Problem requirements
Exactly repeat the material, dropping only the pictures.

++++ Source material ++++

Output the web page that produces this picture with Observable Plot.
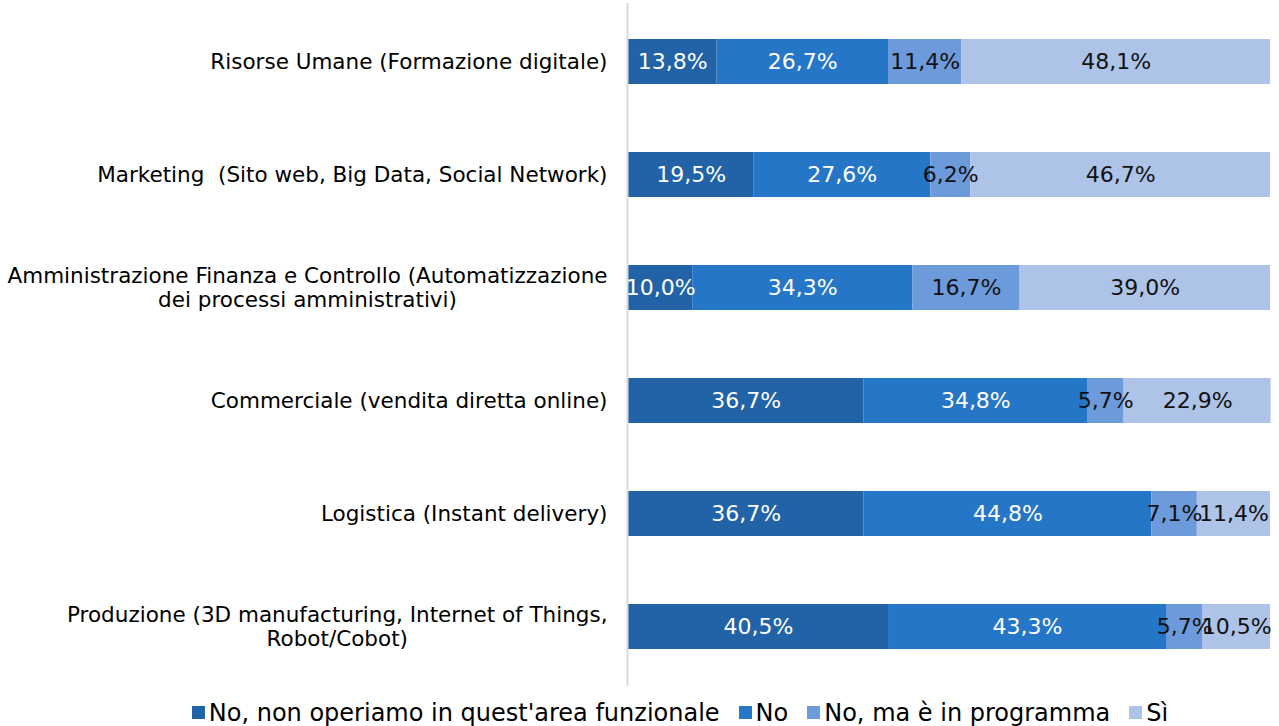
<!DOCTYPE html>
<html>
<head>
<meta charset="utf-8">
<script src="https://cdn.jsdelivr.net/npm/d3@7"></script>
<script src="https://cdn.jsdelivr.net/npm/@observablehq/plot@0.6"></script>
<style>
  html, body { margin: 0; padding: 0; background: #fff; }
  body { width: 1279px; font-family: "DejaVu Sans", Verdana, sans-serif; }
  #legend { display: flex; justify-content: center; padding-top: 6px; padding-left: 100px; }
  #legend div[class$="-swatches-wrap"] { justify-content: center; }
  #legend span[class$="-swatch"] { margin-right: 19px !important; }
  #legend span[class$="-swatch"] svg { margin-right: 4px !important; }
</style>
</head>
<body>
<div id="chart"></div>
<div id="legend"></div>
<script>
const categories = [
  "Risorse Umane (Formazione digitale)",
  "Marketing  (Sito web, Big Data, Social Network)",
  "Amministrazione Finanza e Controllo (Automatizzazione\ndei processi amministrativi)",
  "Commerciale (vendita diretta online)",
  "Logistica (Instant delivery)",
  "Produzione (3D manufacturing, Internet of Things,\nRobot/Cobot)"
];
const seriesNames = [
  "No, non operiamo in quest'area funzionale",
  "No",
  "No, ma è in programma",
  "Sì"
];
const seriesColors = ["#2163a6", "#2676c8", "#6c9adb", "#aec3e8"];
const valNonOperiamo = [13.8, 19.5, 10.0, 36.7, 36.7, 40.5];
const valNo          = [26.7, 27.6, 34.3, 34.8, 44.8, 43.3];
const valProgramma   = [11.4,  6.2, 16.7,  5.7,  7.1,  5.7];
const valSi          = [48.1, 46.7, 39.0, 22.9, 11.4, 10.5];

const seriesValues = [valNonOperiamo, valNo, valProgramma, valSi];
const data = [];
categories.forEach((cat, i) => {
  seriesNames.forEach((s, j) => {
    data.push({cat, series: s, si: j, value: seriesValues[j][i]});
  });
});

const fmt = v => v.toFixed(1).replace(".", ",") + "%";
const FONT = '"DejaVu Sans", Verdana, sans-serif';
const labelSize = 21.5;

// measure category label widths to centre multi-line labels in a right-aligned block
const ctx = document.createElement("canvas").getContext("2d");
ctx.font = `${labelSize}px "DejaVu Sans"`;
const blockW = c => Math.max(...c.split("\n").map(l => ctx.measureText(l).width));

const marginLeft = 628;
const gap = 21;

const labelMarks = categories.map(c => Plot.text([c], {
  y: d => d,
  text: d => d,
  frameAnchor: "left",
  textAnchor: "middle",
  dx: -(gap + blockW(c) / 2),
  dy: -1,
  lineHeight: 1.14,
  fontSize: labelSize,
  fill: "#000"
}));

const chart = Plot.plot({
  width: 1279,
  height: 690,
  marginLeft,
  marginRight: 9,
  marginTop: 3,
  marginBottom: 4,
  style: {fontFamily: FONT, background: "#fff"},
  x: {domain: [0, 100], axis: null},
  y: {domain: categories, axis: null, paddingInner: 0.6, paddingOuter: 0.3},
  color: {domain: seriesNames, range: seriesColors},
  marks: [
    Plot.barX(data, Plot.stackX({x: "value", y: "cat", fill: "series", inset: 0})),
    Plot.ruleX([0], {stroke: "#d9d9d9", strokeWidth: 2, dx: -1}),
    Plot.text(data.filter(d => d.si < 2), Plot.stackX({
      x: "value", y: "cat", z: "series", text: d => fmt(d.value),
      fill: "#fff", fontSize: 22
    })),
    Plot.text(data, Plot.stackX({
      x: "value", y: "cat", z: "series",
      text: d => d.si >= 2 ? fmt(d.value) : "",
      fill: "#111", fontSize: 22
    })),
    ...labelMarks
  ]
});
document.getElementById("chart").appendChild(chart);

const legend = Plot.legend({
  color: {domain: seriesNames, range: seriesColors},
  legend: "swatches",
  swatchSize: 13,
  style: {fontFamily: FONT, fontSize: "24px", color: "#000"}
});
document.getElementById("legend").appendChild(legend);
</script>
</body>
</html>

++++

Result for this exercise
Output the web page that produces this picture with Observable Plot.
<!DOCTYPE html>
<html>
<head>
<meta charset="utf-8">
<script src="https://cdn.jsdelivr.net/npm/d3@7"></script>
<script src="https://cdn.jsdelivr.net/npm/@observablehq/plot@0.6"></script>
<style>
  html, body { margin: 0; padding: 0; background: #fff; }
  body { width: 1279px; font-family: "DejaVu Sans", Verdana, sans-serif; }
  #legend { display: flex; justify-content: center; padding-top: 6px; padding-left: 100px; }
  #legend div[class$="-swatches-wrap"] { justify-content: center; }
  #legend span[class$="-swatch"] { margin-right: 19px !important; }
  #legend span[class$="-swatch"] svg { margin-right: 4px !important; }
</style>
</head>
<body>
<div id="chart"></div>
<div id="legend"></div>
<script>
const categories = [
  "Risorse Umane (Formazione digitale)",
  "Marketing  (Sito web, Big Data, Social Network)",
  "Amministrazione Finanza e Controllo (Automatizzazione\ndei processi amministrativi)",
  "Commerciale (vendita diretta online)",
  "Logistica (Instant delivery)",
  "Produzione (3D manufacturing, Internet of Things,\nRobot/Cobot)"
];
const seriesNames = [
  "No, non operiamo in quest'area funzionale",
  "No",
  "No, ma è in programma",
  "Sì"
];
const seriesColors = ["#2163a6", "#2676c8", "#6c9adb", "#aec3e8"];
const valNonOperiamo = [13.8, 19.5, 10.0, 36.7, 36.7, 40.5];
const valNo          = [26.7, 27.6, 34.3, 34.8, 44.8, 43.3];
const valProgramma   = [11.4,  6.2, 16.7,  5.7,  7.1,  5.7];
const valSi          = [48.1, 46.7, 39.0, 22.9, 11.4, 10.5];

const seriesValues = [valNonOperiamo, valNo, valProgramma, valSi];
const data = [];
categories.forEach((cat, i) => {
  seriesNames.forEach((s, j) => {
    data.push({cat, series: s, si: j, value: seriesValues[j][i]});
  });
});

const fmt = v => v.toFixed(1).replace(".", ",") + "%";
const FONT = '"DejaVu Sans", Verdana, sans-serif';
const labelSize = 21.5;

// measure category label widths to centre multi-line labels in a right-aligned block
const ctx = document.createElement("canvas").getContext("2d");
ctx.font = `${labelSize}px "DejaVu Sans"`;
const blockW = c => Math.max(...c.split("\n").map(l => ctx.measureText(l).width));

const marginLeft = 628;
const gap = 21;

const labelMarks = categories.map(c => Plot.text([c], {
  y: d => d,
  text: d => d,
  frameAnchor: "left",
  textAnchor: "middle",
  dx: -(gap + blockW(c) / 2),
  dy: -1,
  lineHeight: 1.14,
  fontSize: labelSize,
  fill: "#000"
}));

const chart = Plot.plot({
  width: 1279,
  height: 690,
  marginLeft,
  marginRight: 9,
  marginTop: 3,
  marginBottom: 4,
  style: {fontFamily: FONT, background: "#fff"},
  x: {domain: [0, 100], axis: null},
  y: {domain: categories, axis: null, paddingInner: 0.6, paddingOuter: 0.3},
  color: {domain: seriesNames, range: seriesColors},
  marks: [
    Plot.barX(data, Plot.stackX({x: "value", y: "cat", fill: "series", inset: 0})),
    Plot.ruleX([0], {stroke: "#d9d9d9", strokeWidth: 2, dx: -1}),
    Plot.text(data.filter(d => d.si < 2), Plot.stackX({
      x: "value", y: "cat", z: "series", text: d => fmt(d.value),
      fill: "#fff", fontSize: 22
    })),
    Plot.text(data, Plot.stackX({
      x: "value", y: "cat", z: "series",
      text: d => d.si >= 2 ? fmt(d.value) : "",
      fill: "#111", fontSize: 22
    })),
    ...labelMarks
  ]
});
document.getElementById("chart").appendChild(chart);

const legend = Plot.legend({
  color: {domain: seriesNames, range: seriesColors},
  legend: "swatches",
  swatchSize: 13,
  style: {fontFamily: FONT, fontSize: "24px", color: "#000"}
});
document.getElementById("legend").appendChild(legend);
</script>
</body>
</html>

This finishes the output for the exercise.